TO BE DONE:
Only the lines from the start of the data to the line containing "const Y_LABEL = 'Intensity", both included, should be output, exactly and without pictures.

INFORMATION SHOWN:
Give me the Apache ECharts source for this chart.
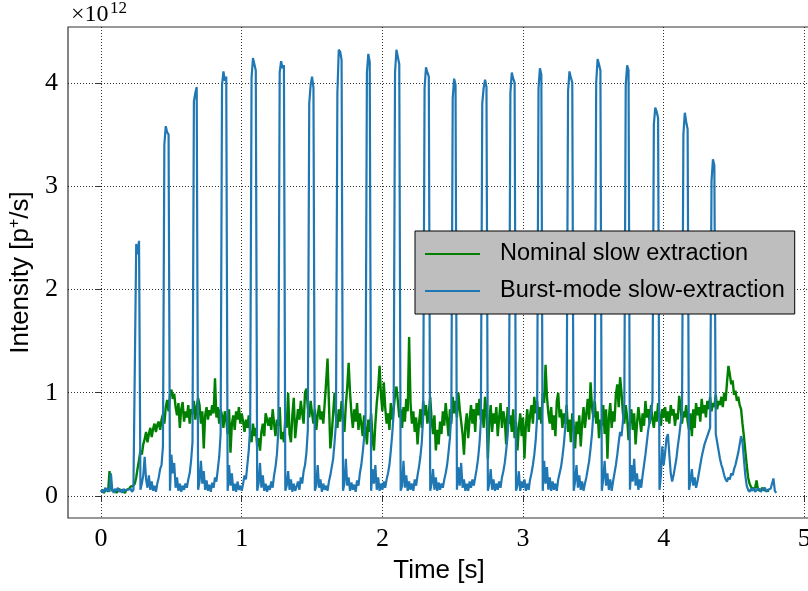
<!DOCTYPE html>
<html><head><meta charset="utf-8">
<script src="https://cdn.jsdelivr.net/npm/echarts@6/dist/echarts.min.js"></script>
<style>html,body{margin:0;padding:0;background:#fff}#c{width:808px;height:591px}</style>
</head><body><div id="c"></div>
<script>
// sampling interval of both traces [s]
const T_STEP = 0.01;
const SERIES_NAMES = ['Nominal slow extraction', 'Burst-mode slow-extraction'];
const X_TICKS = [0, 1, 2, 3, 4, 5];
const Y_TICKS = [0, 1, 2, 3, 4];
const X_RANGE = [-0.235, 5.04];
const Y_RANGE = [-0.213, 4.54];
const X_LABEL = 'Time [s]';
const Y_LABEL = 'Intensity [p{sup|+}/s]';

// Nominal slow extraction, intensity in 1e12 p+/s, t = 0.00 ... 4.75 s
const NOMINAL = [
0.04,0.06,0.03,0.05,0.07,0.04,0.24,0.08,0.05,0.04,0.06,0.03,0.05,0.07,0.04,0.06,0.05,0.03,0.06,0.05,
0.07,0.09,0.08,0.10,0.12,0.18,0.27,0.35,0.44,0.40,0.50,0.55,0.62,0.52,0.60,0.66,0.57,0.65,0.70,0.62,
0.69,0.72,0.64,0.74,0.79,0.70,0.86,0.93,0.82,0.98,1.03,0.94,0.99,0.86,0.78,0.90,0.66,0.84,0.91,0.72,
0.82,0.76,0.88,0.70,0.84,0.79,0.92,0.74,0.86,0.95,0.88,0.70,0.82,0.46,0.78,0.86,0.74,0.83,0.78,0.88,
0.80,1.14,0.76,0.86,0.70,0.84,0.78,0.66,0.82,0.74,0.60,0.84,0.42,0.70,0.78,0.64,0.82,0.74,0.86,0.70,
0.80,0.72,0.62,0.74,0.66,0.78,0.60,0.52,0.70,0.58,0.66,0.48,0.56,0.44,0.62,0.70,0.58,0.80,0.74,0.68,
0.76,0.64,0.84,0.70,0.58,0.74,0.68,0.86,0.55,0.62,0.52,0.76,0.66,1.00,0.60,0.52,0.78,0.95,0.56,0.70,
0.84,0.74,0.92,0.80,0.70,1.00,1.04,0.86,0.76,0.92,0.80,0.70,0.84,0.64,0.78,0.88,0.74,0.82,0.70,0.90,
1.10,1.33,0.90,0.46,0.60,0.80,1.00,0.78,0.66,0.84,0.72,0.92,0.76,0.62,0.88,1.05,1.29,1.00,0.80,0.66,
0.84,0.72,0.90,0.64,0.80,0.70,0.58,0.78,0.66,0.50,0.74,0.62,0.80,0.56,0.44,0.70,0.90,1.04,1.26,0.98,
0.82,1.10,0.86,0.70,0.80,0.64,0.90,0.74,0.84,0.98,1.06,0.92,0.76,0.84,0.66,0.86,0.72,0.94,0.82,1.54,
0.90,0.70,0.82,0.62,0.76,0.50,0.70,0.84,0.66,0.92,0.78,0.88,0.70,0.80,0.96,0.74,0.60,0.78,0.44,0.64,
0.50,0.72,0.60,0.82,0.68,0.90,0.74,0.58,0.84,0.70,0.96,0.80,0.92,0.76,1.00,0.84,0.72,0.60,0.40,0.68,
0.80,0.56,0.74,0.88,0.70,0.84,0.62,0.90,0.78,0.94,0.74,0.84,0.66,0.96,0.82,0.36,0.72,0.88,0.62,0.80,
0.70,0.86,0.58,0.76,0.90,0.66,0.82,0.74,0.50,0.86,0.70,0.78,0.62,0.84,0.56,0.72,0.44,0.66,0.80,0.58,
0.76,0.36,0.68,0.84,0.62,0.78,0.88,0.70,0.96,0.80,0.92,0.74,0.86,0.70,1.00,0.90,1.27,0.96,0.80,0.70,
0.86,0.64,0.78,0.58,0.92,1.00,0.76,0.84,0.66,0.80,0.70,0.88,0.62,0.74,0.52,0.80,0.68,0.46,0.72,0.60,
0.78,0.48,0.70,0.86,0.66,0.80,0.94,0.74,1.10,0.86,0.76,0.92,0.70,0.82,0.56,0.74,0.68,0.88,0.60,0.84,
0.36,0.76,0.90,0.66,0.82,0.72,0.98,1.08,0.86,1.15,1.00,0.80,0.70,0.88,0.76,0.54,0.72,0.84,0.64,0.80,
0.50,0.70,0.86,0.74,0.62,0.80,0.68,0.92,0.76,0.84,0.70,0.88,0.74,0.66,0.82,0.72,0.90,0.78,0.68,0.84,
0.76,0.86,0.72,0.82,0.70,0.88,0.78,0.84,0.68,0.80,0.74,0.97,0.86,0.70,0.82,0.76,0.88,0.72,0.64,0.80,
0.58,0.84,0.66,0.90,0.78,0.86,0.72,0.94,0.80,0.88,0.76,0.92,0.84,0.96,0.82,0.90,0.86,0.98,0.84,0.92,
0.88,0.96,0.86,1.00,0.92,1.10,1.26,1.18,1.08,1.12,0.98,1.02,0.92,0.96,0.88,0.84,0.70,0.58,0.44,0.30,
0.18,0.12,0.09,0.07,0.06,0.08,0.15,0.06,0.07,0.05,0.08,0.06,0.07,0.05,0.06,0.05
];

// Burst-mode slow extraction, intensity in 1e12 p+/s, t = 0.00 ... 4.80 s
const BURST = [
0.04,0.06,0.03,0.08,0.05,0.07,0.04,0.22,0.06,0.03,0.07,0.05,0.08,0.04,0.06,0.03,0.07,0.05,0.04,0.06,
0.05,0.07,0.04,0.06,0.05,2.44,2.34,2.47,0.06,0.12,0.20,0.38,0.16,0.08,0.20,0.06,0.14,0.05,0.10,0.04,
0.12,0.18,0.26,0.30,0.48,3.40,3.58,3.52,3.50,0.05,0.40,0.22,0.32,0.08,0.18,0.05,0.12,0.04,0.10,0.06,
0.12,0.08,0.16,0.22,0.34,0.52,3.82,3.90,3.96,0.06,0.14,0.34,0.12,0.24,0.06,0.15,0.05,0.11,0.04,0.13,
0.08,0.18,0.14,0.26,0.38,0.60,3.98,4.11,4.02,4.06,0.05,0.30,0.10,0.22,0.05,0.12,0.04,0.14,0.06,0.10,
0.05,0.12,0.20,0.16,0.30,0.44,0.66,4.05,4.24,4.18,4.12,0.05,0.12,0.32,0.08,0.20,0.05,0.12,0.04,0.10,
0.06,0.14,0.08,0.20,0.28,0.40,0.62,4.10,4.21,4.14,4.17,0.05,0.10,0.24,0.06,0.16,0.04,0.12,0.05,0.09,
0.14,0.06,0.18,0.12,0.24,0.30,0.42,0.64,3.80,3.98,4.06,3.95,0.05,0.10,0.30,0.08,0.16,0.04,0.12,0.06,
0.10,0.05,0.14,0.20,0.28,0.36,0.52,0.70,3.90,4.32,4.30,4.22,0.05,0.12,0.36,0.10,0.18,0.05,0.13,0.06,
0.11,0.04,0.15,0.10,0.22,0.30,0.42,0.56,0.74,4.10,4.28,4.20,0.05,0.26,0.12,0.30,0.06,0.18,0.05,0.12,
0.06,0.14,0.08,0.16,0.22,0.30,0.44,0.60,0.80,4.10,4.32,4.25,4.18,0.05,0.10,0.34,0.08,0.20,0.05,0.14,
0.06,0.12,0.05,0.16,0.10,0.20,0.28,0.38,0.52,0.76,3.95,4.15,4.10,4.06,0.05,0.12,0.26,0.06,0.18,0.05,
0.13,0.06,0.12,0.08,0.16,0.22,0.30,0.42,0.56,0.78,3.85,4.04,3.98,0.06,0.28,0.10,0.32,0.08,0.16,0.05,
0.12,0.05,0.14,0.08,0.16,0.10,0.18,0.26,0.36,0.50,0.72,3.80,3.95,4.03,3.96,0.05,0.12,0.26,0.06,0.16,
0.05,0.12,0.06,0.14,0.08,0.18,0.24,0.32,0.44,0.58,0.80,3.90,4.10,4.04,4.00,0.05,0.10,0.24,0.05,0.14,
0.08,0.16,0.05,0.12,0.06,0.16,0.22,0.30,0.40,0.54,0.76,3.95,4.14,4.08,0.05,0.34,0.12,0.28,0.06,0.18,
0.05,0.14,0.06,0.12,0.05,0.16,0.22,0.28,0.38,0.50,0.66,0.86,3.92,4.11,4.05,4.00,0.05,0.14,0.30,0.08,
0.20,0.06,0.14,0.05,0.12,0.18,0.26,0.34,0.46,0.60,0.80,0.95,4.00,4.23,4.18,4.12,0.05,0.16,0.34,0.10,
0.22,0.06,0.16,0.05,0.14,0.22,0.30,0.40,0.52,0.62,0.58,0.72,0.90,3.98,4.17,4.12,0.06,0.30,0.14,0.36,
0.10,0.22,0.06,0.16,0.08,0.20,0.30,0.40,0.52,0.64,0.72,0.80,0.92,3.60,3.76,3.72,3.66,0.06,0.20,0.48,
0.30,0.42,0.56,0.60,0.40,0.22,0.14,0.20,0.28,0.36,0.48,0.58,0.70,0.78,3.50,3.71,3.62,3.55,0.06,0.14,
0.26,0.10,0.18,0.08,0.14,0.22,0.30,0.38,0.44,0.50,0.54,0.58,0.62,0.66,3.05,3.26,3.20,0.60,0.52,0.44,
0.36,0.30,0.26,0.20,0.16,0.14,0.18,0.16,0.22,0.20,0.26,0.30,0.36,0.42,0.50,0.58,0.52,0.36,0.20,0.10,
0.06,0.04,0.07,0.05,0.08,0.04,0.06,0.05,0.07,0.04,0.06,0.05,0.08,0.04,0.06,0.05,0.07,0.06,0.17,0.05,
0.03
];

function toPairs(values) {
  return values.map((v, i) => [Math.round(i * T_STEP * 1000) / 1000, v]);
}

const SANS = 'Liberation Sans';
const SERIF = 'Liberation Serif';
const INK = '#000';
const SPINE = '#333';

const chart = echarts.init(document.getElementById('c'), null, { renderer: 'canvas' });
chart.setOption({
  animation: false,
  backgroundColor: '#fff',
  grid: {
    left: 68, top: 27, width: 742, bottom: 73,
    outerBoundsMode: 'none', containLabel: false,
    show: true, borderColor: SPINE, borderWidth: 1.2, backgroundColor: 'transparent'
  },
  xAxis: {
    type: 'value', min: X_RANGE[0], max: X_RANGE[1],
    axisLine: { show: false },
    axisTick: { show: true, inside: false, length: 5, customValues: X_TICKS, lineStyle: { color: SPINE, width: 1 } },
    axisLabel: { customValues: X_TICKS, fontSize: 26, fontFamily: SERIF, color: INK, margin: 8, hideOverlap: false },
    splitLine: { show: true, lineStyle: { type: [1, 2], color: INK, width: 0.8 } },
    name: X_LABEL, nameLocation: 'middle', nameGap: 40,
    nameTextStyle: { fontSize: 26, fontFamily: SANS, color: INK }
  },
  yAxis: {
    type: 'value', min: Y_RANGE[0], max: Y_RANGE[1],
    axisLine: { show: false },
    axisTick: { show: true, inside: false, length: 5, customValues: Y_TICKS, lineStyle: { color: SPINE, width: 1 } },
    axisLabel: { customValues: Y_TICKS, fontSize: 26, fontFamily: SERIF, color: INK, margin: 10 },
    splitLine: { show: true, lineStyle: { type: [1, 2], color: INK, width: 0.8 } },
    name: Y_LABEL, nameLocation: 'middle', nameRotate: 90, nameGap: 22,
    nameTextStyle: {
      fontSize: 26, fontFamily: SANS, color: INK,
      rich: { sup: { fontSize: 16, fontFamily: SANS, color: INK, verticalAlign: 'top', lineHeight: 30 } }
    }
  },
  legend: {
    data: SERIES_NAMES.map(n => ({ name: n, icon: 'rect' })),
    orient: 'vertical', left: 415, top: 231,
    padding: [11, 10, 11, 10], itemGap: 13, itemWidth: 55, itemHeight: 2,
    backgroundColor: '#bebebe', borderColor: INK, borderWidth: 1, borderRadius: 0,
    selectedMode: false,
    textStyle: { fontSize: 23.5, fontFamily: SANS, color: INK, padding: [0, 0, 0, 15], lineHeight: 24 }
  },
  graphic: [
    { type: 'text', left: 71, top: 3, style: { text: '×10', font: '24px "Liberation Serif"', fill: INK } },
    { type: 'text', left: 110, top: 0, style: { text: '12', font: '17px "Liberation Serif"', fill: INK } }
  ],
  series: [
    {
      name: SERIES_NAMES[0], type: 'line', data: toPairs(NOMINAL),
      symbol: 'none', showSymbol: false, sampling: null, z: 2,
      color: '#008000', lineStyle: { color: '#008000', width: 2.4 }
    },
    {
      name: SERIES_NAMES[1], type: 'line', data: toPairs(BURST),
      symbol: 'none', showSymbol: false, sampling: null, z: 3,
      color: '#1f77b4', lineStyle: { color: '#1f77b4', width: 2.2 }
    }
  ]
});
</script>
</body></html>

FULL OUTPUT:
Give me the Apache ECharts source for this chart.
<!DOCTYPE html>
<html><head><meta charset="utf-8">
<script src="https://cdn.jsdelivr.net/npm/echarts@6/dist/echarts.min.js"></script>
<style>html,body{margin:0;padding:0;background:#fff}#c{width:808px;height:591px}</style>
</head><body><div id="c"></div>
<script>
// sampling interval of both traces [s]
const T_STEP = 0.01;
const SERIES_NAMES = ['Nominal slow extraction', 'Burst-mode slow-extraction'];
const X_TICKS = [0, 1, 2, 3, 4, 5];
const Y_TICKS = [0, 1, 2, 3, 4];
const X_RANGE = [-0.235, 5.04];
const Y_RANGE = [-0.213, 4.54];
const X_LABEL = 'Time [s]';
const Y_LABEL = 'Intensity [p{sup|+}/s]';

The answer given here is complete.